Las Vegas, as we all know, is a haven for illusion.
So it seems fitting that the new movie “Everybody’s Fine,” which opens in theaters Friday, includes several Las Vegas scenes — that were filmed in Connecticut.
Sharp-eyed local audiences will notice that Robert De Niro and Drew Barrymore, playing father and daughter, aren’t really in Las Vegas while they share a limo ride on the Strip or enjoy a glittering view from a swanky high-rise apartment.
But writer-director Kirk Jones (“Waking Ned Devine,” “Nanny McPhee”) hopes moviegoers will be too caught up in the movie’s characters and story to notice that the only Las Vegas footage featured in “Everybody’s Fine” was shot by a second-unit crew — and without the stars.
Technology now makes it possible for De Niro and Barrymore to film a scene on an apartment set in front of a green-screen backdrop, which disappears in post-production, replaced by a Las Vegas view filmed on location by a separate, second-unit crew.
“Initially, when the film was budgeted,” so was location filming, the British-born Jones explains during a recent telephone interview.
By the time “Everybody’s Fine” went into production in early 2008, however, a budget that included location filming “was literally double” what the production eventually cost.
Film financing being what it is these days, Jones resigned himself to the Connecticut compromise.
“It’s just accepted as part of the world in which we work,” he says, a note of resignation in his softly accented voice. “You accept it as part of the industry.”
Besides, he reasons, “would I have rather not made the film at all?”
Technically, “Everybody’s Fine” already has been made.
It began as a 1991 Italian movie, directed by “Cinema Paradiso’s” Giuseppe Tornatore and starring late great Marcello Mastroianni.
The new remake casts De Niro in Mastroianni’s role: a family patriarch who’s disappointed when his grown children cancel out on a reunion — and decides to surprise each of them with a visit instead.
One son’s a New York-based artist. A Chicago-based daughter (played by Kate Beckinsale) works in advertising, while a musician son (Sam Rockwell) is on tour in Denver.

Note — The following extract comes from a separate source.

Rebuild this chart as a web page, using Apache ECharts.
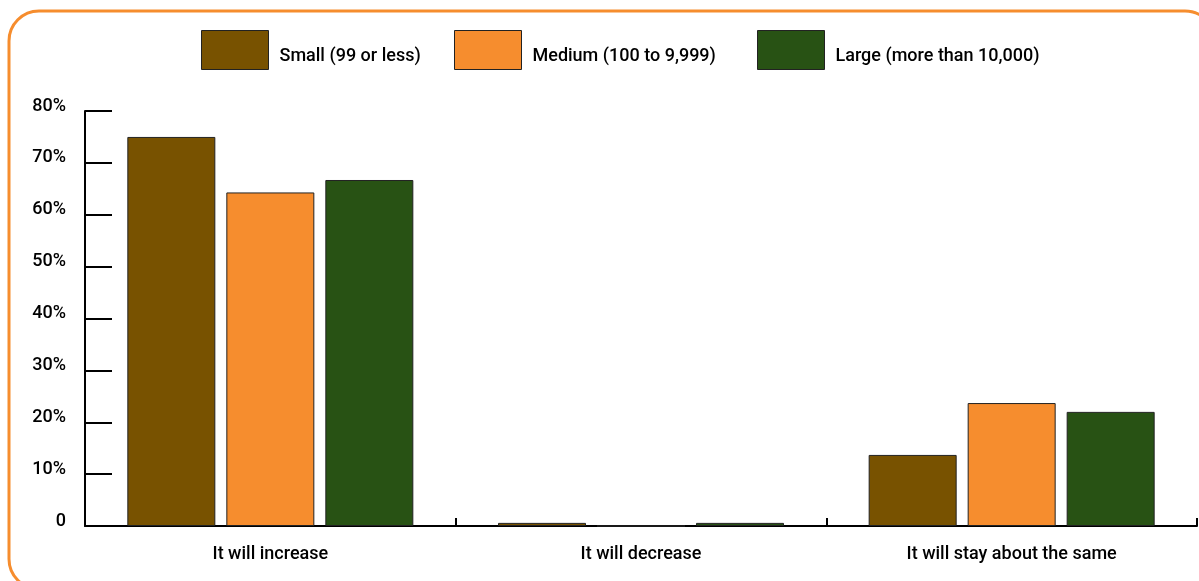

And his youngest daughter (Barrymore) works as a dancer — in Las Vegas.
“I was aware that, as the youngest daughter, she was vulnerable — and keen to get into the entertainment industry,” Jones notes. As such, she’d be “drawn to the bright lights” of the Strip.
“I’m very aware of places like Vegas and L.A. — full of young people who hope and believe opportunity’s going to present itself, but, sadly, sometimes doesn’t,” he says. “There’s a sadness related to Vegas.”
But Las Vegas’ trademark glitz and glamour atmosphere also contrast with her father’s old-school, blue-collar background.
“I wanted to present a world where De Niro’s character looked very much out of place,” Jones says. “As a backdrop, Las Vegas provided a very strong contrast to me.”
While preparing “Everybody’s Fine,” his U.S. feature debut, Jones actually traced the same cross-country route De Niro’s character follows in the movie.
Because the character has health problems, he’s restricted to traveling by train and bus — which isn’t a problem on the New York, Chicago and Denver portions of the journey.
But (don’t tell anyone!) Las Vegas hasn’t had Amtrak service since the Desert Wind last blew through town in May 1997.
Jones solved that problem by driving from Denver to Las Vegas, following a route that took him through Leadville and Grand Junction, Colo., Utah’s San Rafael Desert and Southern Nevada’s own Red Rock Canyon.
Vistas of those wide open spaces found their way into “Everybody’s Fine,” Jones says, noting that he thought “the landscape shots would help the film to breathe.”
And, thanks to those images (which he credits in part to cinematographer Henry Braham and art director Drew Bouton), “no one doubts the trip was made.”
Especially because “Everybody’s Fine” focuses as much on an emotional journey as a physical one.
Although “I don’t make films that are overtly commercial,” Jones acknowledges, “Everybody’s Fine” does explore a universal theme, he argues.
“Family is about as universal a theme as you could hope to encounter,” Jones says.
The movie’s theme of family connections (and missed connections) also resonates during its holiday-season release, he notes.
“Modern life is not what it should be,” according to Jones.
“We kind of congratulate ourselves” regarding technological advances, “but I worry what we’ve done,” he says. Instead of buying more time, we’ve exposed ourselves to 24-hour contact,” thereby “creating much more work and distraction.”
As for the ultimate distraction — Las Vegas — “I’ve been back since” completing “Everybody’s Fine,” he says, and with “more time to relax there,” Jones has been able to appreciate its “quite extraordinary” qualities.
It’s “a kind of heaven and hell all at the same time,” Jones says, “depending on your perspective.”